For these reasons, I curl up on my sofa with a certain amount of curiosity, trepidation and relish to watch my Borgia DVDs. The series is of course sensationalised (but not much!), but I’ve not so far found it trashy, factually footloose or two-dimensional in the way that what little I could watch of The Tudors was. A lot of the characterisations, particularly of Alexander VI’s children, seem pretty spot-on. There is an earnest attempt to educate the audience in the intricate geopolitics of 15C Italy – whether it’s Rodrigo Borgia giving his youngest son a laboured geography lesson in front of a giant map, or the pope drawing a political diagram on his mistress’ thigh for her edification. In particular, the series’ writer Neil Jordan (The Crying Game), has stuck surprisingly close to the sources – a lot of the characters and events depicted in The Borgias seem to come straight from the pages of the diary of Johannes Burchard, our chief source for the court of Alexander VI, and Burchard himself is given various cameos. In the series’ presentation of the political and military history of Italy, there are various echoes of Francesco Guicciardini’s grand narrative of the period, the Storia d’Italia.

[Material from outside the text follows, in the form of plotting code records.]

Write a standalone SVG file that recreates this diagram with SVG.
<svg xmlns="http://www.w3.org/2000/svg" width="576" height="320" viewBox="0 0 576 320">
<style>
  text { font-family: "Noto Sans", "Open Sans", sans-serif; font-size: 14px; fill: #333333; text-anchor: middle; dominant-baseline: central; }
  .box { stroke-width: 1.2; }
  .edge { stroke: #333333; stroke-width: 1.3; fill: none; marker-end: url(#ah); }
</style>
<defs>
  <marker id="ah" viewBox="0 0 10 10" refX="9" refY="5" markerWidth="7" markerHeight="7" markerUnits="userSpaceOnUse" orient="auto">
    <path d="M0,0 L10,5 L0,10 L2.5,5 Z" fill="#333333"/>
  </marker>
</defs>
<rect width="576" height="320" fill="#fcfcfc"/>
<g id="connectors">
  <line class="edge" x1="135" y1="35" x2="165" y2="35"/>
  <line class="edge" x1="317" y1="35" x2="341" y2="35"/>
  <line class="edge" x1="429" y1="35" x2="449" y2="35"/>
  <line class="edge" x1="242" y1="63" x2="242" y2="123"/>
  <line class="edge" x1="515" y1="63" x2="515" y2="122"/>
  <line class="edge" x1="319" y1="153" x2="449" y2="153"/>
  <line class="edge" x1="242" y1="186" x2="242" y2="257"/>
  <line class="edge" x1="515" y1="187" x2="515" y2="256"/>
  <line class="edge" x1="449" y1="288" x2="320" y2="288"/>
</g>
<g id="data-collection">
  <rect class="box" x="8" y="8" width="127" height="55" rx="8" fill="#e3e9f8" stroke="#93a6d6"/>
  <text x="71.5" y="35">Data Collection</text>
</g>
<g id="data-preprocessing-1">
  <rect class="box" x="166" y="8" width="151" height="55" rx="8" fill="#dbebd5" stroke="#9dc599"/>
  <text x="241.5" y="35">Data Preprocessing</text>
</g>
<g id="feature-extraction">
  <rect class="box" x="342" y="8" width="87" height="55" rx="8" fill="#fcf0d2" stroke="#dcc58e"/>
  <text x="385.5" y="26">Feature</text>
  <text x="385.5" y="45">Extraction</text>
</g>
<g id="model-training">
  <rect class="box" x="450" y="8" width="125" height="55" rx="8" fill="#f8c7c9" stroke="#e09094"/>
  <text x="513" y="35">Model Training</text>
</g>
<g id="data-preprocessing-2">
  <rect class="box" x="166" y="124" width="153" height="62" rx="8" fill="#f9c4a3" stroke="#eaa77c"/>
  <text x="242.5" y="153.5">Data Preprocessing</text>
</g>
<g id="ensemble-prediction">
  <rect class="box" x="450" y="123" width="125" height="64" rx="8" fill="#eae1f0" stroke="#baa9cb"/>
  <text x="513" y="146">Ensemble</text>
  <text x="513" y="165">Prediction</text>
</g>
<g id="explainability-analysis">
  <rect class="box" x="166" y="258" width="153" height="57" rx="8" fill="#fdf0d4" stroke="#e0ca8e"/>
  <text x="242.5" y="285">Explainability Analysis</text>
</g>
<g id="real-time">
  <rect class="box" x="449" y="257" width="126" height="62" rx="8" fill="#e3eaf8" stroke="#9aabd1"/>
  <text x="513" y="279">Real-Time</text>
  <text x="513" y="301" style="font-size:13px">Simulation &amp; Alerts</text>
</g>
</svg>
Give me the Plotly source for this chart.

Watching the series has, perhaps because of its surprising historical fidelities, therefore felt slightly strange. Seeing on screen, with cinematic clarity, events which as a historian you have been visualising in your head for years feels like an act of necromancy – like watching spirits raised and speaking before your eyes. So much of what historians do is rooted in imagination (‘historical imagination’ is indeed one of the official criteria for Oxford undergraduate entry), that to have someone else do the imagining for you, on a multi-million dollar budget, is an unexpectedly unsettling experience.